18 Comments

Summary:

LexisNexis is releasing a set of open-source, data-processing tools it says outperforms Hadoop and even handles workloads that Hadoop presently cannot. There have been calls for a legitimate alternative to Hadoop, and this certainly looks like one.

fighting elephants

LexisNexis is releasing a set of open-source, data-processing tools that it says outperforms Hadoop and even handles workloads Hadoop presently can’t. The technology (and new business line) is called HPCC Systems, and was created 10 years ago within the LexisNexis Risk Solutions division that analyzes huge amounts of data for its customers in intelligence, financial services and other high-profile industries. There have been calls for a legitimate alternative to Hadoop, and this certainly looks like one.

According to Armando Escalante, CTO of LexisNexis Risk Solutions, the company decided to release HPCC now because it wanted to get the technology into the community before Hadoop became the de facto option for big data processing. Escalante told me during a phone call that he thinks of Hadoop as “a guy with a machete in front of a jungle — they made a trail,” but that he thinks HPCC is superior.

But in order to compete for mindshare and developers, he said, the company felt it had to open-source the technology. One big thing Hadoop has going for it is its open-source model, Escalante explained, which attracts a lot of developers and a lot of innovation. If his company wanted HPCC to “remain relevant” and keep improving through new use cases and ideas from a new community, the time for release was now and open source had to be the model.

Hadoop, of course, is the Apache Software Foundation project created several years ago by then-Yahoo employee Doug Cutting. It has become a critical tool for web companies — including Yahoo and Facebook — to process their ever-growing volumes of unstructured data, and is fast making its way into organizations of all types and sizes. Hadoop has spawned a number of commercial distributions and products, too, including from Cloudera, EMC  and IBM.

How HPCC works

Hadoop relies on two core components to store and process huge amounts of data: the Hadoop Distributed File System and Hadoop MapReduce. However, as Cloudant CEO Mike Miller explained in a post over the weekend, MapReduce is still a relatively complex language for writing parallel-processing workflows. HPCC seeks to remedy this with its Enterprise Control Language.

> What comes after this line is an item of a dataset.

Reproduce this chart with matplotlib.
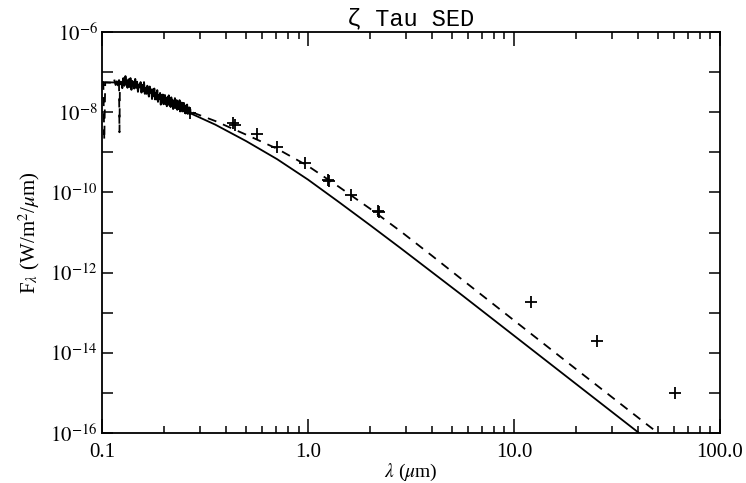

Escalante says ECL is a declarative, data-centric language that abstracts a lot of the work necessary within MapReduce. For certain tasks that take a thousand lines of code in MapReduce, he said, ECL only requires 99 lines. Furthermore, he explained, ECL doesn’t care how many nodes are in the cluster because the system automatically distributes data across however many nodes are present. Technically, though, HPCC could run on just a single virtual machine. And, says Escalante, HPCC is written in C++ — like the original Google MapReduce  on which Hadoop MapReduce is based — which he says makes it inherently faster than the Java-based Hadoop version.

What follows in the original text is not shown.